Abstract

ABSTRACTThis essay explores the intersection of race, religion, and nationality in marriage by concentrating on unions between Britons and ‘Arabs’ (those from North Africa and the Middle East) in the late nineteenth and early twentieth century. Focusing on this area, most of which was not in the British Empire, allows an analysis of the intersection between the empire and the larger world. Marriage was a nexus in the intertwined prejudices of race, empire, class, and religion. Though the British primarily blamed polygamy for any marital problems, their own gendered law of nationality was equally at fault. Indeed, the centrality of gender was clearest in three circumstances. First, many women refused to be ‘white women in peril,’ instead exercising agency in their relationships. Second, British men who moved to the Middle East, converted to Islam, and married Muslim women, became legal hybrids who struggled to pass on British nationality to their wives and children. Third, British-born women married to Middle Eastern Christians faced similar problems, despite marrying other monogamists.
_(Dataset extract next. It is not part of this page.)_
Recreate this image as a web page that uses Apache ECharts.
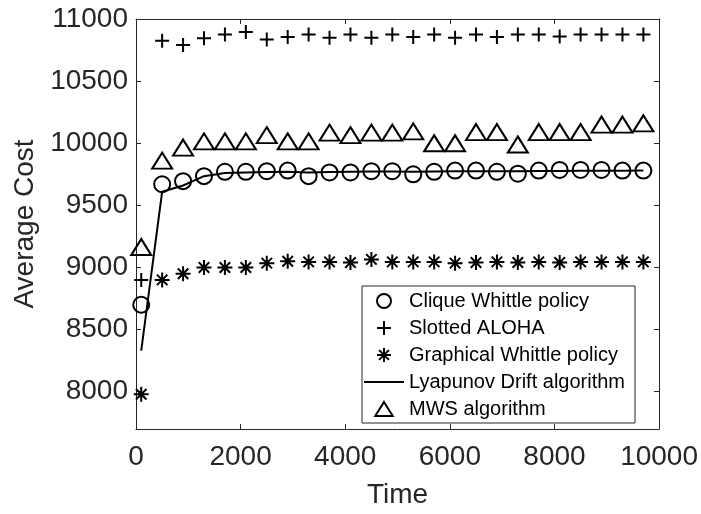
<!DOCTYPE html>
<html>
<head>
<meta charset="utf-8">
<script src="https://cdn.jsdelivr.net/npm/echarts@6/dist/echarts.min.js"></script>
<style>
html,body{margin:0;padding:0;background:#fff;}
#chart{width:701px;height:514px;}
</style>
</head>
<body>
<div id="chart"></div>
<script>
const timeSteps = [100, 500, 900, 1300, 1700, 2100, 2500, 2900, 3300, 3700, 4100, 4500, 4900, 5300, 5700, 6100, 6500, 6900, 7300, 7700, 8100, 8500, 8900, 9300, 9700];
const cliqueWhittle = [8700, 9670, 9695, 9735, 9770, 9770, 9775, 9780, 9735, 9765, 9765, 9775, 9775, 9750, 9770, 9780, 9780, 9770, 9755, 9780, 9785, 9785, 9785, 9780, 9780];
const slottedAloha = [8900, 10825, 10790, 10845, 10875, 10895, 10835, 10855, 10875, 10850, 10875, 10850, 10875, 10855, 10875, 10850, 10875, 10855, 10875, 10875, 10860, 10875, 10875, 10875, 10875];
const graphicalWhittle = [7980, 8900, 8950, 9000, 9000, 9000, 9035, 9050, 9045, 9045, 9040, 9065, 9045, 9045, 9045, 9035, 9040, 9045, 9040, 9045, 9040, 9045, 9045, 9045, 9045];
const lyapunovDrift = [8330, 9610, 9660, 9735, 9760, 9765, 9768, 9770, 9765, 9768, 9770, 9772, 9772, 9770, 9772, 9774, 9775, 9775, 9775, 9776, 9777, 9778, 9778, 9779, 9780];
const mwsAlgorithm = [9165, 9860, 9965, 10015, 10015, 10015, 10065, 10015, 10015, 10085, 10065, 10085, 10085, 10095, 10000, 10000, 10090, 10090, 9990, 10090, 10090, 10090, 10150, 10150, 10160];
const seriesNames = ['Clique Whittle policy', 'Slotted ALOHA', 'Graphical Whittle policy', 'Lyapunov Drift algorithm', 'MWS algorithm'];
const yTickValues = [8000, 8500, 9000, 9500, 10000, 10500, 11000];

const FONT = 'Liberation Sans, Arial, Helvetica, sans-serif';
const AX = '#262626';
const PLUS = 'path://M0,5L10,5M5,0L5,10';
const STAR = 'path://M0,5L10,5M5,0L5,10M1.5,1.5L8.5,8.5M1.5,8.5L8.5,1.5';
const TRI = 'path://M10,0L20,16L0,16Z';
const LINEICON = 'path://M0,0L40,0L40,2L0,2Z';

function pairs(ys) { return timeSteps.map((t, i) => [t, ys[i]]); }
const markerStyle = { color: 'transparent', borderColor: '#000', borderWidth: 2, opacity: 1 };
const plain = v => String(v);

const chart = echarts.init(document.getElementById('chart'), null, { renderer: 'canvas' });
chart.setOption({
  animation: false,
  backgroundColor: '#fff',
  textStyle: { fontFamily: FONT },
  grid: { left: 136, right: 41, top: 19, bottom: 78, containLabel: false },
  legend: {
    orient: 'vertical',
    left: 362, top: 286,
    padding: [5, 10, 4, 2],
    itemWidth: 40, itemHeight: 14, itemGap: 7,
    symbolKeepAspect: true,
    backgroundColor: '#fff',
    borderColor: AX, borderWidth: 1, borderRadius: 0,
    textStyle: { fontFamily: FONT, fontSize: 20, color: '#000' },
    itemStyle: { borderWidth: 2, borderColor: '#000', opacity: 1 },
    data: [
      { name: seriesNames[0], icon: 'circle' },
      { name: seriesNames[1], icon: PLUS },
      { name: seriesNames[2], icon: STAR },
      { name: seriesNames[3], icon: LINEICON, itemStyle: { color: '#000', borderWidth: 0 } },
      { name: seriesNames[4], icon: TRI }
    ]
  },
  xAxis: [{
    type: 'value', min: 0, max: 10000, interval: 2000,
    name: 'Time', nameLocation: 'middle', nameGap: 52,
    nameTextStyle: { fontFamily: FONT, fontSize: 28, color: AX },
    axisLine: { show: true, onZero: false, lineStyle: { color: AX, width: 1 } },
    axisTick: { show: true, inside: true, length: 5, lineStyle: { color: AX } },
    axisLabel: { fontFamily: FONT, fontSize: 28, color: AX, margin: 14, formatter: plain },
    splitLine: { show: false }
  }, {
    type: 'value', min: 0, max: 10000, interval: 2000, position: 'top',
    axisLine: { show: true, onZero: false, lineStyle: { color: AX, width: 1 } },
    axisTick: { show: true, inside: true, length: 5, lineStyle: { color: AX } },
    axisLabel: { show: false }, splitLine: { show: false }
  }],
  yAxis: [{
    type: 'value', min: 7700, max: 11000,
    name: 'Average Cost', nameLocation: 'middle', nameGap: 84,
    nameTextStyle: { fontFamily: FONT, fontSize: 28, color: AX },
    axisLine: { show: true, onZero: false, lineStyle: { color: AX, width: 1 } },
    axisTick: { show: true, inside: true, length: 5, lineStyle: { color: AX }, customValues: yTickValues },
    axisLabel: { fontFamily: FONT, fontSize: 28, color: AX, margin: 8, customValues: yTickValues, formatter: plain },
    splitLine: { show: false }
  }, {
    type: 'value', min: 7700, max: 11000, position: 'right',
    axisLine: { show: true, onZero: false, lineStyle: { color: AX, width: 1 } },
    axisTick: { show: true, inside: true, length: 5, lineStyle: { color: AX }, customValues: yTickValues },
    axisLabel: { show: false, customValues: yTickValues }, splitLine: { show: false }
  }],
  series: [
    { name: seriesNames[0], type: 'scatter', data: pairs(cliqueWhittle), symbol: 'circle', symbolSize: 16, itemStyle: markerStyle, z: 3 },
    { name: seriesNames[1], type: 'scatter', data: pairs(slottedAloha), symbol: PLUS, symbolSize: 14, itemStyle: markerStyle, z: 3 },
    { name: seriesNames[2], type: 'scatter', data: pairs(graphicalWhittle), symbol: STAR, symbolSize: 15, itemStyle: markerStyle, z: 3 },
    { name: seriesNames[3], type: 'line', data: pairs(lyapunovDrift), symbol: 'none', lineStyle: { color: '#000', width: 2 }, itemStyle: { color: '#000' }, z: 4 },
    { name: seriesNames[4], type: 'scatter', data: pairs(mwsAlgorithm), symbol: TRI, symbolSize: [20, 16], itemStyle: markerStyle, z: 3 }
  ]
});
</script>
</body>
</html>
In the 1930s, the British government formed a committee to address these issues, but the committee failed to find solutions, in part because the members, like the British state, supported racial/national coverture for women and thus refused to consider granting women equal rights in nationality. As a result, women married to men of different races and nations remained vulnerable to desertion and divorce in the interwar period. Such issues both confirmed the importance of an imperial frame of mind, but also the fact that the dilemmas went well beyond the formal empire.